The scenes within each Act should be as detailed as possible. Writing – *Girl works, *Girls gets attacked, *Girl survives, and *Girl is in danger, may do the job but it is the quick and lazy option and won’t help you much when the time comes to writing your novel. Instead, write in-depth scenes. Include character feelings, any dialogue you would like them to say, mannerisms – basically anything you don’t want to forget later on. By using this method, (or something similar), it enables you to easily change and alter earlier events if later events call for it, and vice-versa.

Plotting Mistakes

  • Research – With the wealth of information that is the internet, there is no excuse not to know what you are writing about.

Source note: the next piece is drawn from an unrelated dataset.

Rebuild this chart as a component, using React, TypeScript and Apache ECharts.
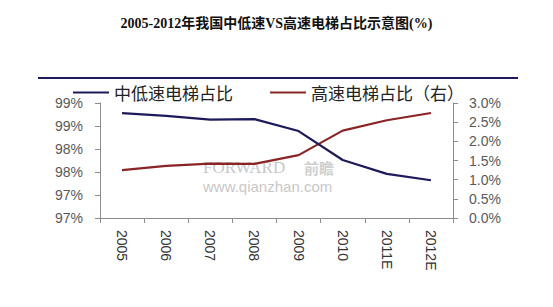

Good research equals a more realistic story.
  • Coincidences – Every character needs a valid reason to do what they do. Coincidences are convenient. Using ‘Just because’ is lazy and will annoy your reader and spoil your story.
  • Large Cast – Just as too many cooks spoil the broth, too many characters ruin the story. Asking your reader to remember every character and their cousin, from postman Pete (who appears once), to the little boy fishing by the stream, will confuse your reader and give them brain-ache. Cut those little darlings.
  • Plot Diversion – Don’t let your story drift off course and disappear into a one way street. Stick to the story. Ignore those road diversions.

So, are you a plotter or a pantser? Do you plot or do you fly by the seat of your pants? If you already plot, what kind of techniques do you use? Do you use in-depth tables and graphs, or do you bullet point simple points?